What the task asks:
Copy each line holding the string "this".

Task input:
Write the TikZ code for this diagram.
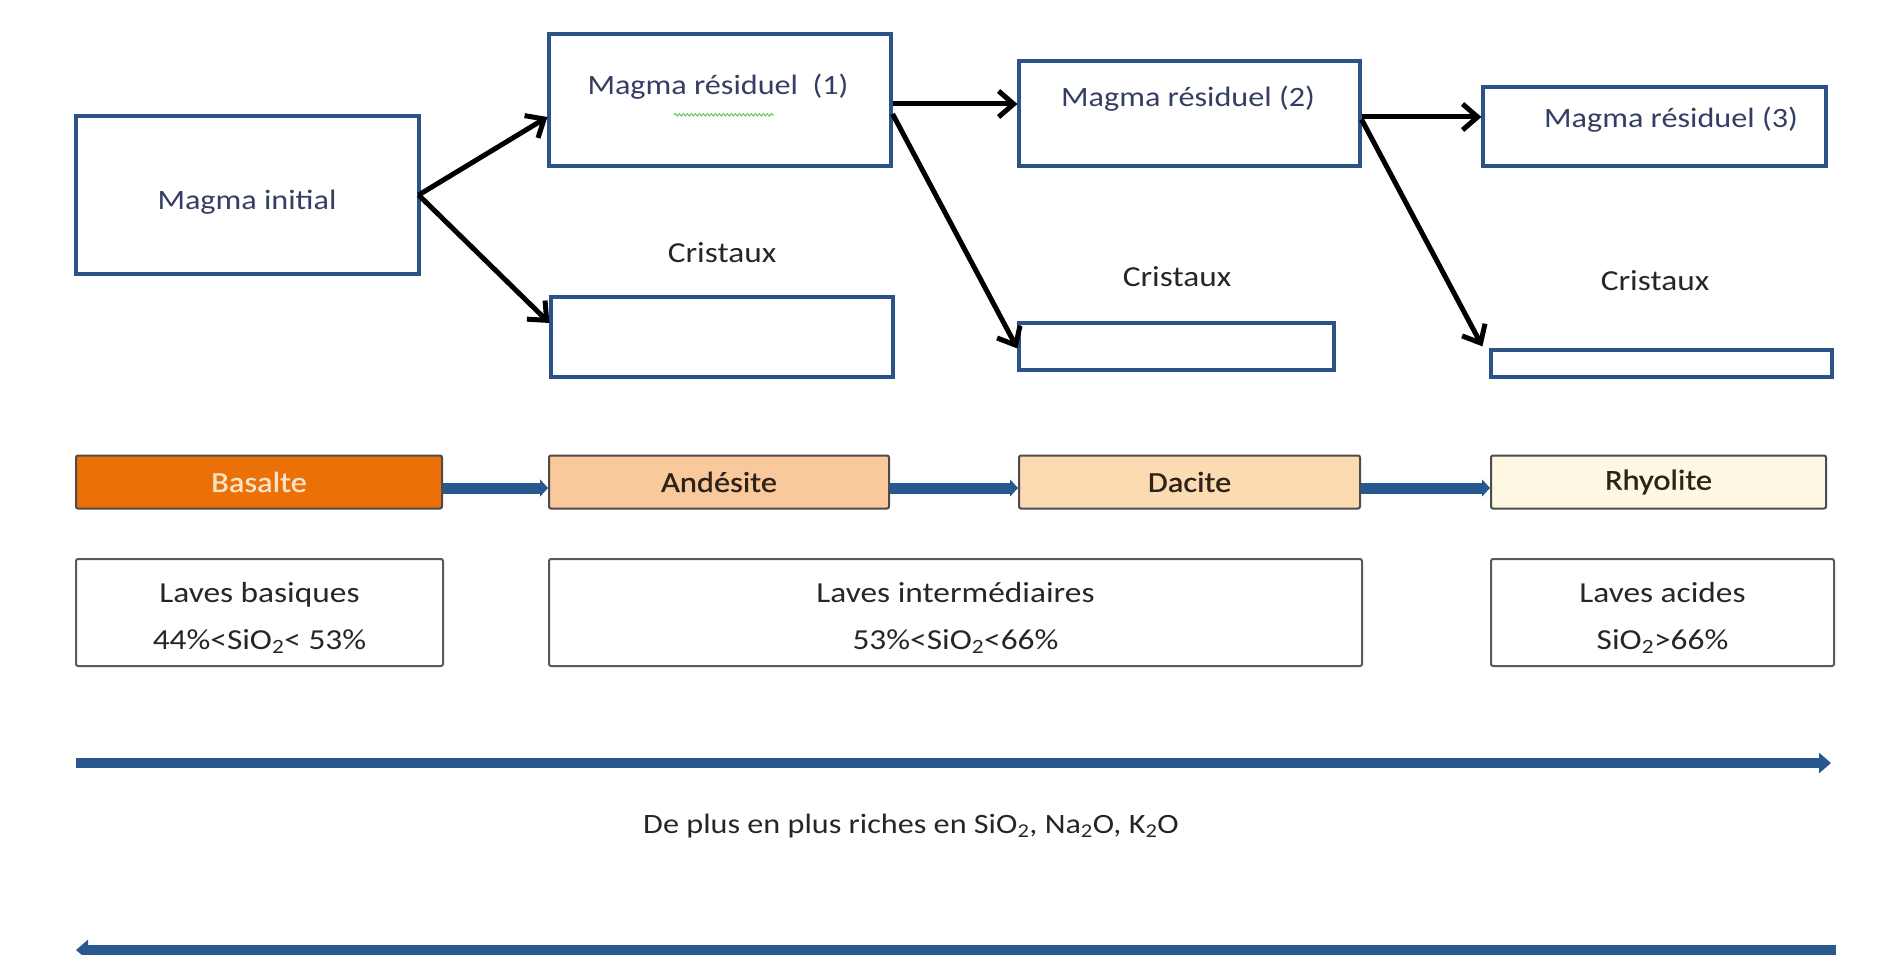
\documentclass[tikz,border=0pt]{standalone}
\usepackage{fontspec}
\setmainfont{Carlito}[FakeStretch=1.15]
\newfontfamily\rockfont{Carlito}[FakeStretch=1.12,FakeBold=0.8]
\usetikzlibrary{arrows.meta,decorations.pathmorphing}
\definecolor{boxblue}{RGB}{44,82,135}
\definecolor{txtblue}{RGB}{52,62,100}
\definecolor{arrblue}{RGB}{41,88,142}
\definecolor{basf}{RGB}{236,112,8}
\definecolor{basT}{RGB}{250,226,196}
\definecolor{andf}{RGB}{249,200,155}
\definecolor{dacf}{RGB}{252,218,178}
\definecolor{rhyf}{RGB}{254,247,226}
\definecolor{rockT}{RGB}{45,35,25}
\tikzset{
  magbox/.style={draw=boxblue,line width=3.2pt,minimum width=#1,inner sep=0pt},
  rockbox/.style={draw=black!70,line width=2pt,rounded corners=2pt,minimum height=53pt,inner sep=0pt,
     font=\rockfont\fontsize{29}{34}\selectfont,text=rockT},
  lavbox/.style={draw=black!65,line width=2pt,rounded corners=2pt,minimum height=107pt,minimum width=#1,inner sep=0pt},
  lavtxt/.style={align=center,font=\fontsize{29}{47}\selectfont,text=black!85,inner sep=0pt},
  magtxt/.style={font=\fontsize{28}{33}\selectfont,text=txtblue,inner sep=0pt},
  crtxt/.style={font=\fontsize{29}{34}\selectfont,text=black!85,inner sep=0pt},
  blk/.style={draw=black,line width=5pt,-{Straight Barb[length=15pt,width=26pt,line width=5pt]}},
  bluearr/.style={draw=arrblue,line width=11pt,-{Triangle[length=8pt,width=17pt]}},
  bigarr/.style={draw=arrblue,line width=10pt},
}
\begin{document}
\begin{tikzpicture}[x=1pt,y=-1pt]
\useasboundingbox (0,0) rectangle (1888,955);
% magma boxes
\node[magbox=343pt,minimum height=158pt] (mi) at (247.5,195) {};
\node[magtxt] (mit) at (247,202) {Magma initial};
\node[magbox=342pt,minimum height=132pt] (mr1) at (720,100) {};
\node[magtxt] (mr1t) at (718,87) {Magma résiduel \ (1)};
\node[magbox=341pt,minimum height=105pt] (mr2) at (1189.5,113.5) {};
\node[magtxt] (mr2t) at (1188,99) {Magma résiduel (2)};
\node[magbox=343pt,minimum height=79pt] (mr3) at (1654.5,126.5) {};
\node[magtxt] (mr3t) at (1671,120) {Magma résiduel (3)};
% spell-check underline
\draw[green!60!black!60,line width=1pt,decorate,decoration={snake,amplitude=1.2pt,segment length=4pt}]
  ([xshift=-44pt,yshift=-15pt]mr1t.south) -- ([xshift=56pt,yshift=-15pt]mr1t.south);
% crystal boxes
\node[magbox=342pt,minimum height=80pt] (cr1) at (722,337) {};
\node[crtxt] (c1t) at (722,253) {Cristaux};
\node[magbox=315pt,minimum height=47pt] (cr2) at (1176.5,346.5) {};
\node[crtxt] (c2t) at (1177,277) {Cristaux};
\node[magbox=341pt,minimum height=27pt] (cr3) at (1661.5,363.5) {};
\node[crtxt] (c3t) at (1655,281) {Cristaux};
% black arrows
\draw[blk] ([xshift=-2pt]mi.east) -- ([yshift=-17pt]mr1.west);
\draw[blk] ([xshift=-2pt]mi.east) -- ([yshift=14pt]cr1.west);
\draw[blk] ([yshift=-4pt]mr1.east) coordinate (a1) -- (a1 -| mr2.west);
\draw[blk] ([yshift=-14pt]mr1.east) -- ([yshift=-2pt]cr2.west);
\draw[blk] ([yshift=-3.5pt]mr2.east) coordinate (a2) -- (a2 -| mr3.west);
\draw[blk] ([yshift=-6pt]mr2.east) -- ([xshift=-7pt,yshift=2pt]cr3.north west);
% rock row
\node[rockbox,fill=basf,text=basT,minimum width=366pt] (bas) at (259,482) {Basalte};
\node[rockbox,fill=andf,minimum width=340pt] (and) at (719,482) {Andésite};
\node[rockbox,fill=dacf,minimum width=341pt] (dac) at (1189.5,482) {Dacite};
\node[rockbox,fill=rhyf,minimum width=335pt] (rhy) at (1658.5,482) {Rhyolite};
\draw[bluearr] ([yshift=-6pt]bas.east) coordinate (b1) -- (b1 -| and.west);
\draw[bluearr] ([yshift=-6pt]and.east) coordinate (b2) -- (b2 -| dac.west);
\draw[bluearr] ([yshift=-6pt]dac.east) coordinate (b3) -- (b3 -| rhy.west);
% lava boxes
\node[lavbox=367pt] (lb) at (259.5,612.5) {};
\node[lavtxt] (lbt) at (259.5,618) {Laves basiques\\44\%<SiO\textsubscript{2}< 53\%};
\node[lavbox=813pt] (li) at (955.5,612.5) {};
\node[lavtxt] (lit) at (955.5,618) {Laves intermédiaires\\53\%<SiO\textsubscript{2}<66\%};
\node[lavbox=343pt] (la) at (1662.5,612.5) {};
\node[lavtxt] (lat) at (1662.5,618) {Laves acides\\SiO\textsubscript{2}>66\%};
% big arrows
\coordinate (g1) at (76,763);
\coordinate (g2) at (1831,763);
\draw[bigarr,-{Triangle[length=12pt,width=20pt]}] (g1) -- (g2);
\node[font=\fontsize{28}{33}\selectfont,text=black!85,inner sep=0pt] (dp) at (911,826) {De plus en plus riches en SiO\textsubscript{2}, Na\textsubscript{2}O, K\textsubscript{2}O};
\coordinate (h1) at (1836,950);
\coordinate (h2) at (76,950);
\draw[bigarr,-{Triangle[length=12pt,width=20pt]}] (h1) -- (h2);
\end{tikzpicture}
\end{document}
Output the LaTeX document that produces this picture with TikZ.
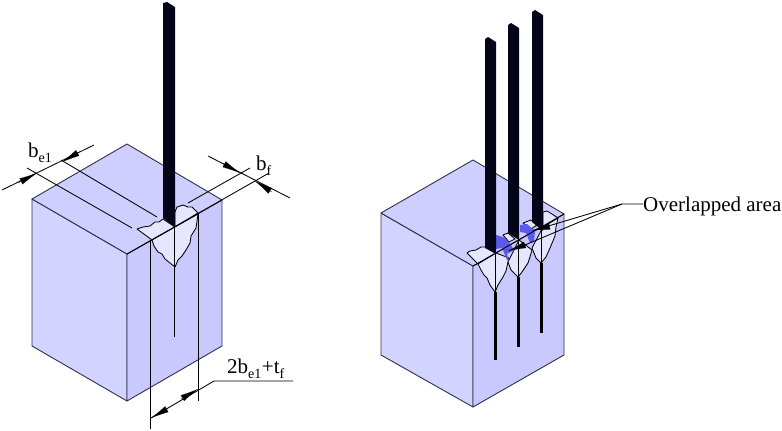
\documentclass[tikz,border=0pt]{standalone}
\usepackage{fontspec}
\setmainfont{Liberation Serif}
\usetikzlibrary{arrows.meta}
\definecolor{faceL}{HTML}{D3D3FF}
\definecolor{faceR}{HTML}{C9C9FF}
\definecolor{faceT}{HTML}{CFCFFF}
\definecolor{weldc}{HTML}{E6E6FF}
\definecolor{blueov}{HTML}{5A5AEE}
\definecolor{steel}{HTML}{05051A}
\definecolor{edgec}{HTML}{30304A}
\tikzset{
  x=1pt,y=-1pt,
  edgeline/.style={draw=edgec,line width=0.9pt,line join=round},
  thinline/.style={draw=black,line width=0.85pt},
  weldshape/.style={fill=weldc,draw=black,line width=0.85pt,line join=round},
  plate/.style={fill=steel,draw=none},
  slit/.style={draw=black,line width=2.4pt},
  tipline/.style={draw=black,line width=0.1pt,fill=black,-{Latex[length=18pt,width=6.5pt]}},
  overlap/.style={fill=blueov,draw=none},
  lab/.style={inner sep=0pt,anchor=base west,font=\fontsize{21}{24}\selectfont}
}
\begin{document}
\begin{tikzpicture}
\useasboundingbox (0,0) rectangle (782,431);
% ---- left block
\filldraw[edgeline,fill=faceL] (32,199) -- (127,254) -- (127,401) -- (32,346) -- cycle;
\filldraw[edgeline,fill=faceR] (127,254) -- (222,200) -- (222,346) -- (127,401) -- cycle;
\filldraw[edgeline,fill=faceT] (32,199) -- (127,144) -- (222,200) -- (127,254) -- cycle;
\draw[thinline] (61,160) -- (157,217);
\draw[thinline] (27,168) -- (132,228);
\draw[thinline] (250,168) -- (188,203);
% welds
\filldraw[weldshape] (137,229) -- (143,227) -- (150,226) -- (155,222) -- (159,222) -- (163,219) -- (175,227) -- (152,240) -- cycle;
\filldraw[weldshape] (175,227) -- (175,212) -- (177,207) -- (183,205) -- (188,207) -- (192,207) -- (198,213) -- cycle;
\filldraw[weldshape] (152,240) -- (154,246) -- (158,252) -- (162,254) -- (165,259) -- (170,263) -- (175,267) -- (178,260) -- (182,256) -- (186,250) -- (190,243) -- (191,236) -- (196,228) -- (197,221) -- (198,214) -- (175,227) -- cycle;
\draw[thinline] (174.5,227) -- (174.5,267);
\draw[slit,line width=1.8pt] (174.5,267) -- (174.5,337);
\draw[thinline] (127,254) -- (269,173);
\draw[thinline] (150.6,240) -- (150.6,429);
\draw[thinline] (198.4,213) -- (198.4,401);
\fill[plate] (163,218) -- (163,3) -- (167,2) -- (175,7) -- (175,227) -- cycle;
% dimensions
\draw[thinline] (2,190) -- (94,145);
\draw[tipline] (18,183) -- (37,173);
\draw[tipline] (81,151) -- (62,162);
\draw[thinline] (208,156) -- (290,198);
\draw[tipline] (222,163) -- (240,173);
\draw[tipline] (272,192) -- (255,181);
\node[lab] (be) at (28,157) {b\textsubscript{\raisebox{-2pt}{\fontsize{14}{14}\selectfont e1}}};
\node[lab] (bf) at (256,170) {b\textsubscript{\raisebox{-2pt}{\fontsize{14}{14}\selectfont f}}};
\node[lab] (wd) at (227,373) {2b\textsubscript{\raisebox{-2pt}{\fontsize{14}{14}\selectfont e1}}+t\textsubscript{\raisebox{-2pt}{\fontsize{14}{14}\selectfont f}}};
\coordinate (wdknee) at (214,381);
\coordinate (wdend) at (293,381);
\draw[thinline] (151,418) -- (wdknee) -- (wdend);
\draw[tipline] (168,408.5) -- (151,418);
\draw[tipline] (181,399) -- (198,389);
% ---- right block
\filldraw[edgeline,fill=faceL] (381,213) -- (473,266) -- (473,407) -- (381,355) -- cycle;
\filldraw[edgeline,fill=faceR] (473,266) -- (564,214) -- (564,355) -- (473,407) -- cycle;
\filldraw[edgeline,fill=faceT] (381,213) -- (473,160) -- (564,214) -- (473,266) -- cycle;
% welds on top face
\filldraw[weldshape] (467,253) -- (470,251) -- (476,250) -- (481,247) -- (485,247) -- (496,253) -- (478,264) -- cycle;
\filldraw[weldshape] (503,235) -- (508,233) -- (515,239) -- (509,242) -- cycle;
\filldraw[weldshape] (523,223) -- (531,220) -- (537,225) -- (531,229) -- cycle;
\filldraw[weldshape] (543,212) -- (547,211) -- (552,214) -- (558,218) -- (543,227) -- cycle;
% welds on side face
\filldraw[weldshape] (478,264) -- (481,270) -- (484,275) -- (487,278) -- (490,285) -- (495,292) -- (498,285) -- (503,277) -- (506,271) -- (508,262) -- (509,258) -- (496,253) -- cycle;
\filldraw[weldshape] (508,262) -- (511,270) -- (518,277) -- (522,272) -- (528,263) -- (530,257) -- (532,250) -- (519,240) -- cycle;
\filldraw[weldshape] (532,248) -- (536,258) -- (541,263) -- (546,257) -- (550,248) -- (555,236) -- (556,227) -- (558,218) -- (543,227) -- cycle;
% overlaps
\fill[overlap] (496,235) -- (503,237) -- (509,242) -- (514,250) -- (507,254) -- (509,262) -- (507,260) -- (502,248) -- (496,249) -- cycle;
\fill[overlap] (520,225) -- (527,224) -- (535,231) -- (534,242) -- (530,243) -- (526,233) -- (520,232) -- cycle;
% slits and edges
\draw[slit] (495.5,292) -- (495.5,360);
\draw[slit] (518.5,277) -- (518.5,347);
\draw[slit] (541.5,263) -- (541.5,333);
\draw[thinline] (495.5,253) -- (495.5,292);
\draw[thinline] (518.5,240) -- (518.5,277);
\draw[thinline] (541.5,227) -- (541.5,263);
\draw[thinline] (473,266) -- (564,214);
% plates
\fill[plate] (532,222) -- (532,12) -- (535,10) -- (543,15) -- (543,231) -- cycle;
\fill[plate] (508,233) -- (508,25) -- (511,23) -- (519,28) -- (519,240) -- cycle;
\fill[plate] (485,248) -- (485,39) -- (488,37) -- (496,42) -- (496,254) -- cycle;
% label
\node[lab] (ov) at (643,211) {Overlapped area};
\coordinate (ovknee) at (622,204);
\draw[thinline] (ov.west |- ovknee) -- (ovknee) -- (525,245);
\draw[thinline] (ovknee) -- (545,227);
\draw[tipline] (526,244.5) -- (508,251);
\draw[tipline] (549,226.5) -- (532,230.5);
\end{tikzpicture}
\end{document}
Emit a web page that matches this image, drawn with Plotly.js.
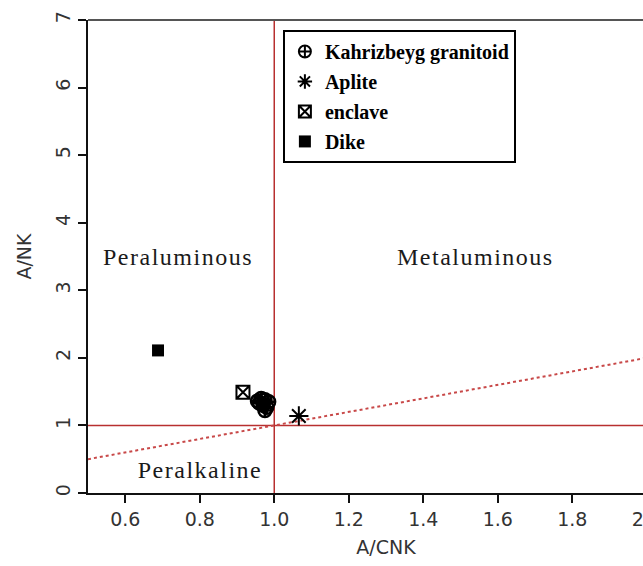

Full response:
Write the TikZ code for this diagram.
Output the LaTeX document that produces this picture with TikZ.
Emit a web page that matches this image, drawn with Plotly.js.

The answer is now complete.